(REQUIRED WORK) Return only the number of lines that hold "this".

:: AVAILABLE DATA

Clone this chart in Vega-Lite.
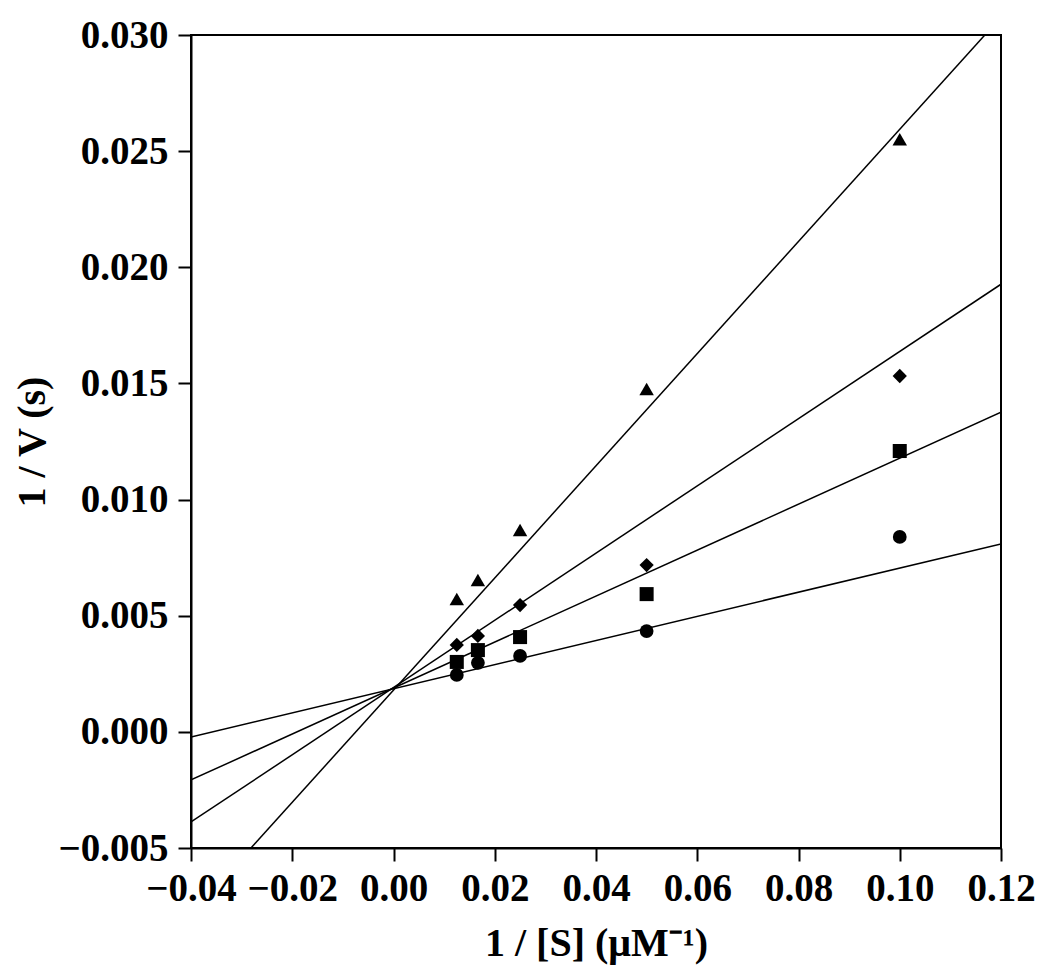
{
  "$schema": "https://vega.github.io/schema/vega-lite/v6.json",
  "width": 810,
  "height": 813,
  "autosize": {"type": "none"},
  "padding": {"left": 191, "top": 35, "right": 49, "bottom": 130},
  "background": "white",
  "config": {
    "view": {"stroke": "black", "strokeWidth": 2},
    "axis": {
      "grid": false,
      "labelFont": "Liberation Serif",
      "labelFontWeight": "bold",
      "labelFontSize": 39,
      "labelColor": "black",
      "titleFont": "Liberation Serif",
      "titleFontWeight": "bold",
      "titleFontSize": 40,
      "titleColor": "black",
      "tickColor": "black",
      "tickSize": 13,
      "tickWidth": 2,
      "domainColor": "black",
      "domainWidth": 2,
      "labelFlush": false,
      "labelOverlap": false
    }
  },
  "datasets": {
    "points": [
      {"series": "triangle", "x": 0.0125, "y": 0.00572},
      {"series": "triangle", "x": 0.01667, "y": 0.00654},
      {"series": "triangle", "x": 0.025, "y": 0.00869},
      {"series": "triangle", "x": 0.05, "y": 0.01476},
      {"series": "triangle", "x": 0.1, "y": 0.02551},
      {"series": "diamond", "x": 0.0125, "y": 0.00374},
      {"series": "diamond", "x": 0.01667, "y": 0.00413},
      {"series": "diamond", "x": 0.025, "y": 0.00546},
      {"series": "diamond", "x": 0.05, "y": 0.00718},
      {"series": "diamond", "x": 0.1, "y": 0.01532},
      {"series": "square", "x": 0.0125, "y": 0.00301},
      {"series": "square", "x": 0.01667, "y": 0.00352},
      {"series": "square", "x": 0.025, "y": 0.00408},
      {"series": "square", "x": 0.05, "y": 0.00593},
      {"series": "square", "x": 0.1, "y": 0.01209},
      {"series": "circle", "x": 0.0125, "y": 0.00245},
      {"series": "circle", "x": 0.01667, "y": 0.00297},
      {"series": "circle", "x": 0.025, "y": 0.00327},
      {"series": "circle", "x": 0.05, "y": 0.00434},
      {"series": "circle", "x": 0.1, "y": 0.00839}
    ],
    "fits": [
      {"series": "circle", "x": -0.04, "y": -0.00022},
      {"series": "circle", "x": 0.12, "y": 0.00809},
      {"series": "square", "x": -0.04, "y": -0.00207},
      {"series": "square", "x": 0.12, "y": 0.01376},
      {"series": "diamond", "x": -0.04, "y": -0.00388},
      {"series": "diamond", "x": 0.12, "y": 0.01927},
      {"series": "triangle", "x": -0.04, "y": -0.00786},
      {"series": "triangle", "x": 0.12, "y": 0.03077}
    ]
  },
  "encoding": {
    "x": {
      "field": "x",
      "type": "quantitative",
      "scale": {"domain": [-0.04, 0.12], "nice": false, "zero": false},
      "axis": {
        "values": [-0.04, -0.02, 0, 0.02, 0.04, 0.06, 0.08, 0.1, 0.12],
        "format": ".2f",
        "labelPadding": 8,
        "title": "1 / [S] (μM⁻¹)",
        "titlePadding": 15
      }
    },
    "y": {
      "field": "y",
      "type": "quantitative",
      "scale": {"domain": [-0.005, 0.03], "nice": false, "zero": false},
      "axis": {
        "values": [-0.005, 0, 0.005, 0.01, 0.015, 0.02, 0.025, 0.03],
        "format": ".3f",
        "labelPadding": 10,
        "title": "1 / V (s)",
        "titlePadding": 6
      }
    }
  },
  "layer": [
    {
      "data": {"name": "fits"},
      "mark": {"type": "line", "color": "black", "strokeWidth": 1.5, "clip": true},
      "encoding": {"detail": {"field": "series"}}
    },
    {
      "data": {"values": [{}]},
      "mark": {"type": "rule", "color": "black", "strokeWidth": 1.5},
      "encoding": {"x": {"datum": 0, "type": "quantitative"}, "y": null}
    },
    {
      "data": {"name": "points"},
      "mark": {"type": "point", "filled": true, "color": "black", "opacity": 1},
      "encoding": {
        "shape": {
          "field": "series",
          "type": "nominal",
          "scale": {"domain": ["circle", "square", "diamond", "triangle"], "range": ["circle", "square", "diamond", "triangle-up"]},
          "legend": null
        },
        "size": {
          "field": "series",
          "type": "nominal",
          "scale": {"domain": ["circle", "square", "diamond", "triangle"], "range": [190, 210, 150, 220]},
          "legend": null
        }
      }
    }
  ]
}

::::
:: AVAILABLE DATA

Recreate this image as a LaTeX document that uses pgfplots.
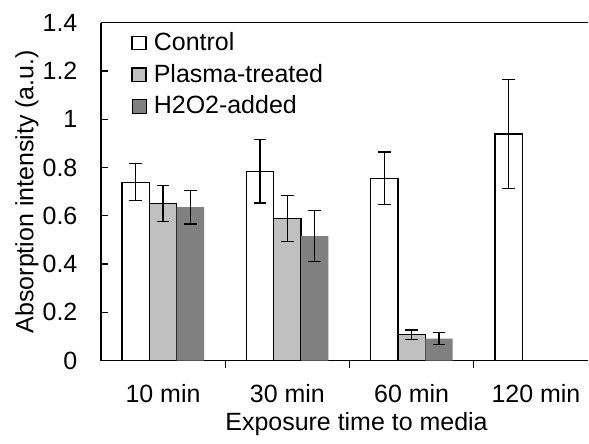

::::

(TASK ANSWER) 2